“This question of presence seems crucial to Tillman’s project. Her position in a text is tricky—she operates both inside and outside of it, which allows her to thwart distanced critical authority and also perform the aesthetic slippages she admires in others’ work.” On Lynne Tillman’s new story collection.
“You have a hard time imagining how the things you’ve experienced or discovered, which seem abjectly personal, could be of use to another writer. You’re aware that you can follow every single rule in the book, and still write a crappy story.” The Preservationist author Justin Kramon grapples with the idea of teaching writing to college students.
“Blume turned 80 earlier this year, and throughout the last 50 years, her tender stories have carved out their own place in feminist history by translating the empowering messages of second-wave feminism to girls often considered too young to understand them.” Marisa Crawford ponders Judy Blume‘s long lasting influence on young girls and their understanding of feminism. Pair with this essay on a day in the life Judy Blume, bookseller.

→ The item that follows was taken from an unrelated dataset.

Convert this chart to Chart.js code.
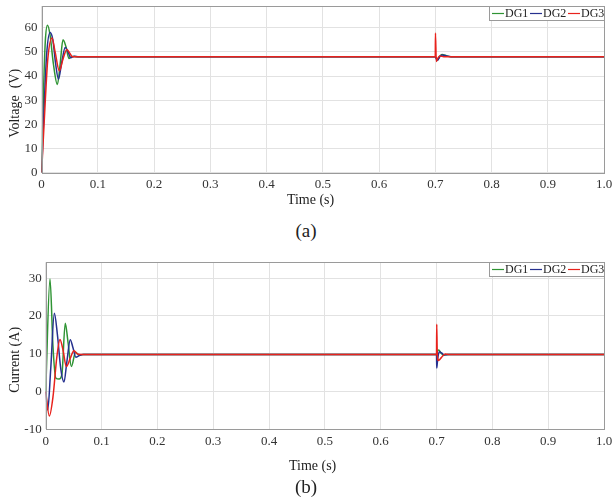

“The notebook is where our interior world makes contact with our exterior world; where our instinct for creation is first made material. Our notebooks are our first messy attempts at self-expression, and the ways in which we express ourselves are changing every day.” Sarah Gerard explores the life of the notebook in an essay for Hazlitt. Pair with our own Hannah Gersen‘s look at other methods writers use to keep their ideas straight, from calendars to collages.
“Would I have carried myself with the same swagger, or faced adversity with such feminine resolve, without Albertine as my guide?…I was drawn to a striking, remote face—rendered violet on black—on a dust jacket proclaiming its author ‘a female Genet.’ It cost 99 cents, the price of a grilled cheese and coffee at the Waverly Diner, just across Sixth Avenue. I had a dollar and a subway token, but after reading the first few lines I was smitten—one hunger trumped another and I bought the book.” Patti Smith introduces Astragal by Albertine Sarrazin, recently rereleased by New Directions.